With the threat of a recession looming, Thermo Fisher Scientific (TMO) offers many of the defensive characteristics that investors usually prize during downturns, suggests Rich Moroney, editor of Dow Theory Forecasts.

A life-sciences supplier, Thermo Fisher offers a wide range of products, including diagnostic tests, reagents, and instruments used by medical researchers, drugmakers, and food-safety labs.

More than a pandemic play

Demand for coronavirus tests and vaccines has provided a big lift to Thermo Fisher, generating sales of $9.23 billion in 2021 (24% of total revenue) and $6.63 billion in 2020 (21%). As a result, the company saw free cash flow swell to $14.30 billion for the eight-quarter stretch from April 2020 to March 2022, doubling the prior eight-quarter period.

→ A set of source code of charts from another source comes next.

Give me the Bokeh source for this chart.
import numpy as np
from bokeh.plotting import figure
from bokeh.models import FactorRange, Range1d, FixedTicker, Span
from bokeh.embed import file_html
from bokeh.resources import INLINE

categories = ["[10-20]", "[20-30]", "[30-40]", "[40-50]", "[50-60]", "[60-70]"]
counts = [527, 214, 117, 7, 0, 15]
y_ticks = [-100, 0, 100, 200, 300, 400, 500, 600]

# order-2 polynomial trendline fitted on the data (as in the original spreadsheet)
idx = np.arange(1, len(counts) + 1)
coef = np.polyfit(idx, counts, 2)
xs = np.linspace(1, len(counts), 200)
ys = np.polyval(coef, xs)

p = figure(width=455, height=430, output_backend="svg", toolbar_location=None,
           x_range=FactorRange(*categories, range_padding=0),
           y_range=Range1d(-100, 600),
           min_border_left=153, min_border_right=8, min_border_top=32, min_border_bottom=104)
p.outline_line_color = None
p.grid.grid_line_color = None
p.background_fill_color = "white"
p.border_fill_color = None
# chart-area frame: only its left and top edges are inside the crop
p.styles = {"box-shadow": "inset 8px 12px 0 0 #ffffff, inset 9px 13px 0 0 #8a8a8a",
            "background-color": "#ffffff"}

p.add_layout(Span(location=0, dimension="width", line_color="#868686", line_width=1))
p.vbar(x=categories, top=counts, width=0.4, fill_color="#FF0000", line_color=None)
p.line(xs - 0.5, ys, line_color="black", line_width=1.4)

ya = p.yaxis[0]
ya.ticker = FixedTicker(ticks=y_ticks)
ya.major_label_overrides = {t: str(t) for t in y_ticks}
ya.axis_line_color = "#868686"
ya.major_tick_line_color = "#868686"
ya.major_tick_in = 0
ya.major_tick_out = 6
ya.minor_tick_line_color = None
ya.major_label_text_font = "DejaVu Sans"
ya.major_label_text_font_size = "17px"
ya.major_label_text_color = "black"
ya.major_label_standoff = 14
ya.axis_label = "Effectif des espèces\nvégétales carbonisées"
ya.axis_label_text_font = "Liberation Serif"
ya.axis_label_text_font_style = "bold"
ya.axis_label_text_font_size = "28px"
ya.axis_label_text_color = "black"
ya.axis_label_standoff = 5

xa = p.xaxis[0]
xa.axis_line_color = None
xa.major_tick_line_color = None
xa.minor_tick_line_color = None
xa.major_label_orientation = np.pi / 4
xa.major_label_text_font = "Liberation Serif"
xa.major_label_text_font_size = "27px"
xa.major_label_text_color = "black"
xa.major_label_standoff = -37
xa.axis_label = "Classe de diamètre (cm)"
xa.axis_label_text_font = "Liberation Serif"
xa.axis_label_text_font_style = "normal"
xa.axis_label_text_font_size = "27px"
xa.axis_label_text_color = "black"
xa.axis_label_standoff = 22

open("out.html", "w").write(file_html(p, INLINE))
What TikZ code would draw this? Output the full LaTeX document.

Coronavirus vaccines and testing led to more than just a massive but momentary windfall — it also helped Thermo Fisher take market share for its instrumentation business and broaden its customer base to include more governments around the globe. This development should leave Thermo Fisher in a stronger position than before the pandemic, even as the coronavirus wave recedes.

In May, Thermo Fisher raised its 2025 target for per-share profits by $0.50 per share to a range of $31.54 to $32.34, versus the then-consensus of $31.83. That guidance implies annual profit growth of 6% to 7% over the next four years. Management expects organic sales growth of 7% to 9% from 2023 to 2025, which includes $400 million in annual revenue from coronavirus testing.

Thermo Fisher has spent more than $50 billion on acquisitions since 2010, benefiting from years of unusually low interest rates and cheap debt. With these deals, Thermo Fisher has built an expansive product roster, transforming the company into a one-stop-shop and strengthening its customer relationships.

The balance sheet contains just $2.75 billion in cash, versus total debt of $33.35 billion. But just 16% of that debt comes due before 2024.

Conclusion

Lower demand for coronavirus testing is expected to squeeze Thermo Fisher’s profit margins this year. The consensus calls for a 9% drop in earnings per share this year, despite 8% higher revenue. For 2023, Thermo Fisher is forecasted to grow profits 7.5% and sales 5%.

Thermo Fisher boasts an outstanding track record for managing expectations, topping the consensus profit estimate in 47 consecutive quarters and the sales estimate in 21 straight quarters. The company has exceeded both consensus profit and sales estimates by more than 10% in each of the past three quarters.

The stock trades at 24 times estimated 2022 earnings and 22 times estimated 2023 earnings — below the median for life-sciences stocks in the S&P 1500 Index. Thermo Fisher is a Focus List Buy.